▸ **Provided material**
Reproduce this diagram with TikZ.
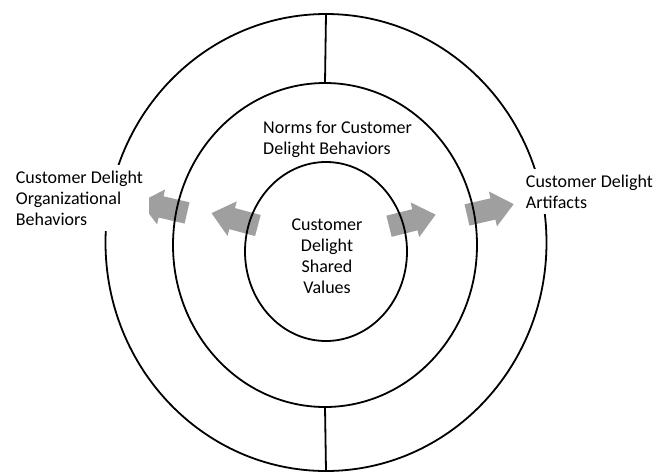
\documentclass[tikz,border=0pt]{standalone}
\usepackage{fontspec}
\setmainfont{Carlito}
\usetikzlibrary{shapes.geometric,shapes.arrows}

\begin{document}
\begin{tikzpicture}[x=1pt,y=-1pt,line width=1.8pt,
    every node/.style={font=\fontsize{18}{21}\selectfont},
    ring/.style={draw,ellipse,inner sep=0pt,outer sep=0pt},
    push/.style={single arrow,fill=gray!75,draw=none,inner sep=0pt,
      text height=10pt,text depth=10pt,minimum height=48pt,
      single arrow head extend=7pt,single arrow tip angle=80},
    lbl/.style={align=left,fill=white,inner sep=6pt}]
  \useasboundingbox (0,0) rectangle (656,472);
  % arrows sit under the rings
  \node[push,rotate=167] (outleft) at (170,209) {};
  \node[push,rotate=165] (inleft) at (241,221) {};
  \node[push,rotate=14] (inright) at (406,222) {};
  \node[push,rotate=13] (outright) at (484,211) {};
  % rings
  \node[ring,minimum width=441pt,minimum height=457pt] (outer) at (326,242.5) {};
  \node[ring,minimum width=304pt,minimum height=324pt] (middle) at (325,245) {};
  \node[ring,minimum width=162pt,minimum height=179pt] (inner) at (326,251.5) {};
  \draw (outer.north) -- (middle.north);
  \draw (middle.south) -- (outer.south);
  % labels (base = last line)
  \node[lbl,anchor=base west] (orglbl) at (9,225) {Customer Delight\\Organizational\\Behaviors};
  \node[lbl,anchor=base west] (artlbl) at (519,208) {Customer Delight\\Artifacts};
  \node[align=left,anchor=base west] (normlbl) at (259,154) {Norms for Customer\\Delight Behaviors};
  \node[align=center,anchor=base] (vallbl) at (327,293) {Customer\\Delight\\Shared\\Values};
\end{tikzpicture}
\end{document}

▸ **Set exercise**
Your task is an exact transcription of all the data, minus the pictures.

▸ **Finished exercise**
Reproduce this diagram with TikZ.
\documentclass[tikz,border=0pt]{standalone}
\usepackage{fontspec}
\setmainfont{Carlito}
\usetikzlibrary{shapes.geometric,shapes.arrows}

\begin{document}
\begin{tikzpicture}[x=1pt,y=-1pt,line width=1.8pt,
    every node/.style={font=\fontsize{18}{21}\selectfont},
    ring/.style={draw,ellipse,inner sep=0pt,outer sep=0pt},
    push/.style={single arrow,fill=gray!75,draw=none,inner sep=0pt,
      text height=10pt,text depth=10pt,minimum height=48pt,
      single arrow head extend=7pt,single arrow tip angle=80},
    lbl/.style={align=left,fill=white,inner sep=6pt}]
  \useasboundingbox (0,0) rectangle (656,472);
  % arrows sit under the rings
  \node[push,rotate=167] (outleft) at (170,209) {};
  \node[push,rotate=165] (inleft) at (241,221) {};
  \node[push,rotate=14] (inright) at (406,222) {};
  \node[push,rotate=13] (outright) at (484,211) {};
  % rings
  \node[ring,minimum width=441pt,minimum height=457pt] (outer) at (326,242.5) {};
  \node[ring,minimum width=304pt,minimum height=324pt] (middle) at (325,245) {};
  \node[ring,minimum width=162pt,minimum height=179pt] (inner) at (326,251.5) {};
  \draw (outer.north) -- (middle.north);
  \draw (middle.south) -- (outer.south);
  % labels (base = last line)
  \node[lbl,anchor=base west] (orglbl) at (9,225) {Customer Delight\\Organizational\\Behaviors};
  \node[lbl,anchor=base west] (artlbl) at (519,208) {Customer Delight\\Artifacts};
  \node[align=left,anchor=base west] (normlbl) at (259,154) {Norms for Customer\\Delight Behaviors};
  \node[align=center,anchor=base] (vallbl) at (327,293) {Customer\\Delight\\Shared\\Values};
\end{tikzpicture}
\end{document}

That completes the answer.